# Problem to solve
Word for word, extract the first line of the records below and each line after it, up to and including the line with "font=dict(family=family, size=size, color=color))". Pictures are left out.

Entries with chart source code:
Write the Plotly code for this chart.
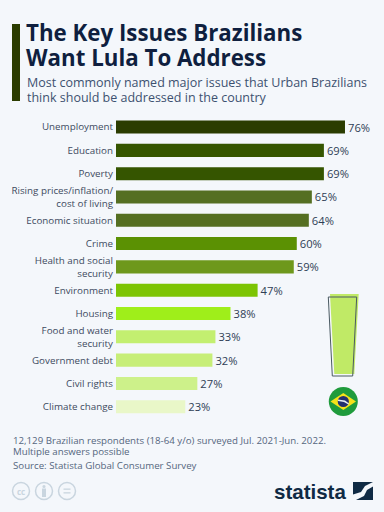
import plotly.graph_objects as go

categories = ["Unemployment", "Education", "Poverty", "Rising prices/inflation/<br>cost of living",
              "Economic situation", "Crime", "Health and social<br>security", "Environment", "Housing",
              "Food and water<br>security", "Government debt", "Civil rights", "Climate change"]
values = [76, 69, 69, 65, 64, 60, 59, 47, 38, 33, 32, 27, 23]
bar_colors = ["#2b3c00", "#355500", "#355500", "#556f22", "#556f22", "#5b9103", "#6e981c",
              "#7cc403", "#9fee1a", "#c3ef70", "#c7ee78", "#cdf18a", "#e9f7c8"]

W, H = 384, 512
BG = "#f4f7fb"
FONT = "Open Sans"
NAVY = "#0f1f3f"
SLATE = "#3d5170"
GREY = "#54667e"

px = lambda x: x / W
py = lambda y: 1 - y / H


def text(x, y, s, size, color, anchor="left", family=FONT):
    return dict(x=px(x), y=py(y), xref="paper", yref="paper", text=s, showarrow=False,
                xanchor=anchor, yanchor="middle", align=anchor, borderpad=0,
                font=dict(family=family, size=size, color=color))


def rect(x0, y0, x1, y1, fill, line=None, w=0):
    return dict(type="rect", xref="paper", yref="paper", x0=px(x0), x1=px(x1), y0=py(y0), y1=py(y1),
                fillcolor=fill, line=dict(color=line or fill, width=w), layer="above")


def circle(cx, cy, r, fill, line=None, w=0):
    s = rect(cx - r, cy - r, cx + r, cy + r, fill, line, w)
    s["type"] = "circle"
    return s


def poly(points, fill, line=None, w=0):
    d = "M" + " L".join(f"{px(x):.5f},{py(y):.5f}" for x, y in points) + " Z"
    return dict(type="path", xref="paper", yref="paper", path=d, fillcolor=fill,
                line=dict(color=line or fill, width=w), layer="above")


fig = go.Figure(go.Bar(
    y=categories, x=values, orientation="h", marker=dict(color=bar_colors, line=dict(width=0)),
    text=[f"{v}%" for v in values], textposition="outside", cliponaxis=False, constraintext="none",
    textfont=dict(family=FONT, size=11.2, color="#2f3e55"), width=0.56,
))

shapes = [
    rect(12, 24, 20, 101, "#2b3c00"),
    # exclamation mark
    poly([(330, 294), (358.7, 294), (354.3, 374), (334.3, 374)], "#c0ea66"),
    poly([(328.3, 297), (356.7, 297), (352.7, 376), (332.3, 376)], "rgba(0,0,0,0)", "#4a5a62", 1),
    # flag
    circle(343.3, 401.5, 14.5, "#1f9b3c"),
    poly([(330.5, 401.5), (343.3, 393), (356, 401.5), (343.3, 410)], "#f5e21a"),
    circle(343.3, 401.5, 5.6, "#23306f"),
    poly([(338, 399.5), (345, 400.5), (349, 403.5), (348.5, 404.5), (344, 402), (338, 401)], "#e6ecf5"),
    # licence icons
    circle(21, 491, 8.5, "rgba(0,0,0,0)", "#c9d5df", 1.5),
    circle(44, 491, 8.5, "rgba(0,0,0,0)", "#c9d5df", 1.5),
    circle(67, 491, 8.5, "rgba(0,0,0,0)", "#c9d5df", 1.5),
    circle(44, 486.5, 1.6, "#c9d5df"),
    rect(42, 488.5, 46, 497, "#c9d5df"),
    rect(63.5, 488.5, 70.5, 489.8, "#c9d5df"),
    rect(63.5, 492.2, 70.5, 493.5, "#c9d5df"),
    # statista mark
    rect(353, 482, 373, 500, "#0f2a44"),
    poly([(353, 500), (353, 494.5), (361, 492), (365, 486), (373, 482), (373, 486.5), (367, 490),
          (364, 496), (356, 500)], BG),
]

annotations = [
    text(25, 32, "<b>The Key Issues Brazilians</b>", 22.3, NAVY),
    text(25, 57, "<b>Want Lula To Address</b>", 22.3, NAVY),
    text(25.5, 82, "Most commonly named major issues that Urban Brazilians", 12.5, SLATE),
    text(25.5, 97.5, "think should be addressed in the country", 12.5, SLATE),
    text(11.5, 440, "12,129 Brazilian respondents (18-64 y/o) surveyed Jul. 2021-Jun. 2022.", 9.7, GREY),
    text(11.5, 451.5, "Multiple answers possible", 9.7, GREY),
    text(11.5, 465, "Source: Statista Global Consumer Survey", 9.7, GREY),
    text(21, 491, "<b>cc</b>", 8, "#c9d5df", "center"),
    text(347, 491, "<b>statista</b>", 20.5, "#0f2a44", "right", "Liberation Sans"),
]

fig.update_layout(
    width=W, height=H, autosize=False, margin=dict(l=0, r=0, t=0, b=0),
    paper_bgcolor=BG, plot_bgcolor=BG, showlegend=False, bargap=0.44,
    font=dict(family=FONT),
    xaxis=dict(domain=[px(116), px(384)], range=[0, 268 / 3.013], visible=False, fixedrange=True),
    yaxis=dict(domain=[py(418.4), py(115.4)], autorange=False, range=[12.5, -0.5], type="category",
               categoryorder="array", categoryarray=categories, showline=False, showgrid=False,
               ticks="", ticklabelstandoff=2, tickfont=dict(family=FONT, size=9.8, color="#3d4a5f"),
               fixedrange=True),
    shapes=shapes, annotations=annotations,
)
fig.write_html("out.html", config=dict(displayModeBar=False),
               post_script="document.body.style.margin='0';document.body.style.background='#f4f7fb';")
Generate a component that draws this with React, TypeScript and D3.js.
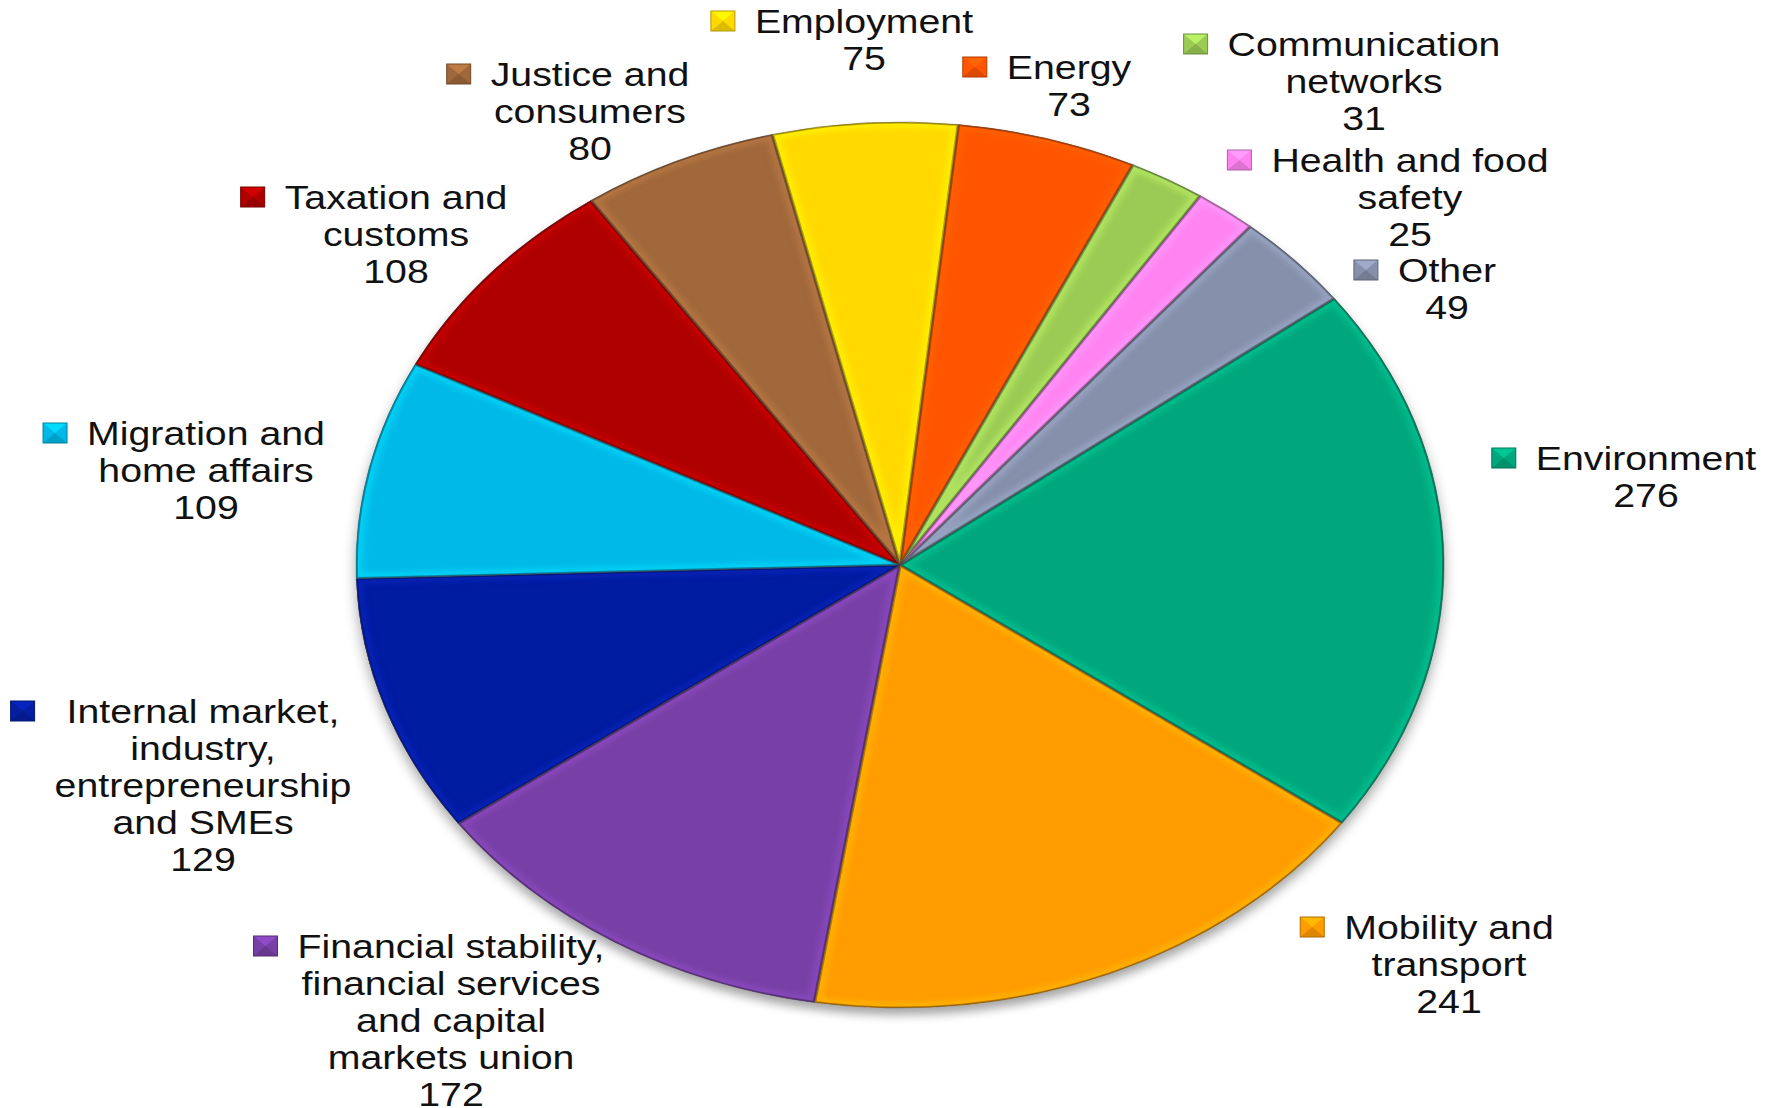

# Task solution
Write the Plotly code for this chart.
import plotly.graph_objects as go

categories = ["Unemployment", "Education", "Poverty", "Rising prices/inflation/<br>cost of living",
              "Economic situation", "Crime", "Health and social<br>security", "Environment", "Housing",
              "Food and water<br>security", "Government debt", "Civil rights", "Climate change"]
values = [76, 69, 69, 65, 64, 60, 59, 47, 38, 33, 32, 27, 23]
bar_colors = ["#2b3c00", "#355500", "#355500", "#556f22", "#556f22", "#5b9103", "#6e981c",
              "#7cc403", "#9fee1a", "#c3ef70", "#c7ee78", "#cdf18a", "#e9f7c8"]

W, H = 384, 512
BG = "#f4f7fb"
FONT = "Open Sans"
NAVY = "#0f1f3f"
SLATE = "#3d5170"
GREY = "#54667e"

px = lambda x: x / W
py = lambda y: 1 - y / H


def text(x, y, s, size, color, anchor="left", family=FONT):
    return dict(x=px(x), y=py(y), xref="paper", yref="paper", text=s, showarrow=False,
                xanchor=anchor, yanchor="middle", align=anchor, borderpad=0,
                font=dict(family=family, size=size, color=color))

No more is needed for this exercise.